Additionally, IdP information often complements and/or completes the HR picture and should also be brought into the evaluation of user activity for insider risk. 

Limited non-MS SaaS app coverage 

While Microsoft Insider Risk Management does mention integrations with some major non-Microsoft 365 SaaS apps, such as Box, Dropbox, Google Drive, and GitHub (which is Microsoft-owned), the SaaS ecosystem and places where your sensitive data could reside is so much wider. Many organizations rely on Slack for team communication, for example. Unfortunately, sensitive data like encryption keys and access information often ends up posted in Slack channels, which are sometimes externally or publicly exposed. An insider risk management solution that doesn’t cover Slack is lacking an important component.

Limited involvement and education of end user

The most effective way to prevent insider threats caused by negligence is to heighten end user awareness of SaaS data security standards.
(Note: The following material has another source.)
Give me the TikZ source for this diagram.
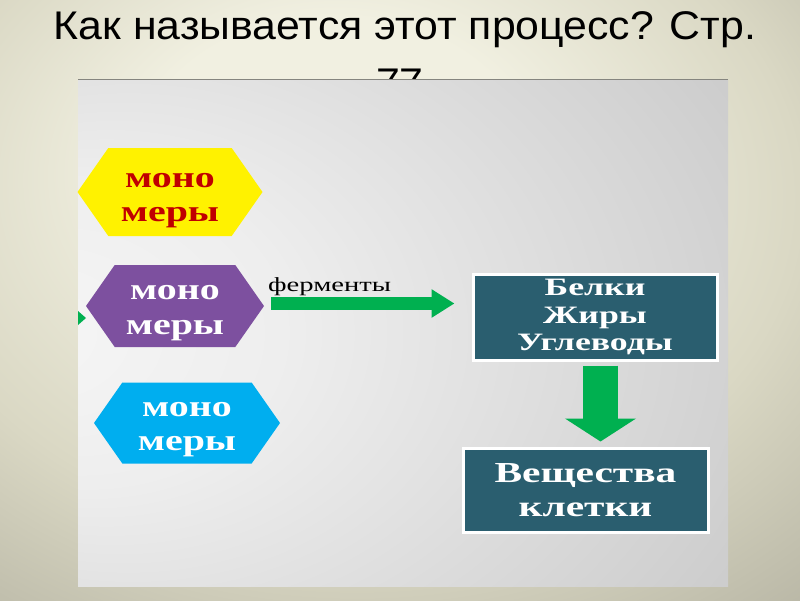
\documentclass[tikz,border=0pt]{standalone}
\usepackage{fontspec}
\setmainfont{Liberation Serif}
\newfontfamily\titlefont[FakeStretch=1.07]{Liberation Sans}
\newfontfamily\hexserif[FakeStretch=1.33]{Liberation Serif}
\newfontfamily\boxserif[FakeStretch=1.43]{Liberation Serif}
\usetikzlibrary{shapes.symbols,arrows.meta,calc}
\definecolor{bgA}{HTML}{F1F0E1}
\definecolor{bgB}{HTML}{DAD8C4}
\definecolor{bgC}{HTML}{AAA898}
\definecolor{bgD}{HTML}{86857A}
\definecolor{pnA}{HTML}{F6F6F6}
\definecolor{pnB}{HTML}{EEEEEE}
\definecolor{pnC}{HTML}{CDCDCD}
\definecolor{pnD}{HTML}{B6B6B6}
\definecolor{panelline}{HTML}{85857F}
\definecolor{hexyellow}{HTML}{FFF200}
\definecolor{hexpurple}{HTML}{7D509F}
\definecolor{hexcyan}{HTML}{00AEEF}
\definecolor{monored}{HTML}{C00000}
\definecolor{arrowgreen}{HTML}{00B050}
\definecolor{boxteal}{HTML}{2A5E6F}
\pgfdeclareradialshading{bgshade}{\pgfpoint{-5bp}{14bp}}{color(0bp)=(bgA); color(12bp)=(bgA); color(28bp)=(bgB); color(48bp)=(bgC); color(70bp)=(bgD)}
\pgfdeclareradialshading{panelshade}{\pgfpoint{-30bp}{0bp}}{color(0bp)=(pnA); color(15bp)=(pnB); color(45bp)=(pnC); color(80bp)=(pnD)}
\tikzset{
  titlestyle/.style={font=\titlefont\fontsize{40}{48}\selectfont, text=black, inner sep=0pt},
  hexa/.style={shape=signal, signal to=east and west, signal pointer angle=110, draw=none, fill=#1, inner sep=0pt, align=center, font=\hexserif\bfseries\fontsize{30}{34.5}\selectfont},
  tealbox/.style={draw=white, line width=3pt, fill=boxteal, text=white, align=center, inner sep=0pt},
  fatarrow/.style={draw=arrowgreen, line width=13pt, -{Triangle[width=27pt,length=23pt]}},
  downarrow/.style={draw=arrowgreen, line width=35pt, -{Triangle[width=70pt,length=23pt]}},
}
\begin{document}
\begin{tikzpicture}[x=1pt,y=-1pt]
\useasboundingbox (0,0) rectangle (800,600);
\shade[shading=bgshade] (0,0) rectangle (800,600);
\node[titlestyle, anchor=base] (title) at (405,39) {Как называется этот процесс? Стр.};
\node[titlestyle, anchor=base] (page) at (400,96) {77};
\shade[shading=panelshade] (78,79) rectangle (728,586);
\draw[line width=1.5pt, panelline] (78,79.5) -- (728,79.5);
\fill[arrowgreen] (78,311) -- (86,318) -- (78,325) -- cycle;
\node[hexa=hexyellow, text=monored, minimum width=185pt, minimum height=88pt] (m1) at (170,192) {\rule{0pt}{31.5pt}моно\\меры};
\node[hexa=hexpurple, text=white, minimum width=178pt, minimum height=82pt] (m2) at (175,306) {\rule{0pt}{28.5pt}моно\\меры};
\node[hexa=hexcyan, text=white, minimum width=186pt, minimum height=81pt] (m3) at (187,423) {\rule{0pt}{27.5pt}моно\\меры};
\node[tealbox, minimum width=244pt, minimum height=86pt, font=\boxserif\bfseries\fontsize{25}{27.5}\selectfont] (bjy) at (595,317) {Белки\\Жиры\\Углеводы};
\node[tealbox, minimum width=245pt, minimum height=84pt, font=\boxserif\bfseries\fontsize{29}{34}\selectfont] (vk) at (585.5,490) {Вещества\\клетки};
\path (m2.east) ++(7,-2.5) coordinate (f0);
\draw[fatarrow, shorten >=17pt] (f0) -- (f0 -| bjy.west);
\node[font=\boxserif\fontsize{20}{24}\selectfont, anchor=base west, inner sep=0pt] (ferm) at (268,291) {ферменты};
\draw[downarrow, shorten <=4pt, shorten >=5pt] ([xshift=5.5pt]bjy.south) -- ([xshift=5.5pt]bjy.south |- vk.north);
\end{tikzpicture}
\end{document}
While Microsoft Insider Risk Management’s Adaptive Protection component does let you send certain categories of users policy tips and education on best practices of handling sensitive data, it doesn’t enable you to directly involve users in the remediation process, missing an opportunity for hands on experiential learning that a user can’t ignore (unlike an entirely ignorable “remember this policy” message). 

Be Proactive About Insider Risk Management

Microsoft Insider Risk Management provides a basic level of insider risk protection for organizations using Microsoft 365 - provided policies are set up promptly and accurately. If you want better coverage out-of-the-box, or if your data is sensitive enough that you need a near real-time response to threat, it’s worth looking for a more comprehensive insider risk management solution that can also cover those angles.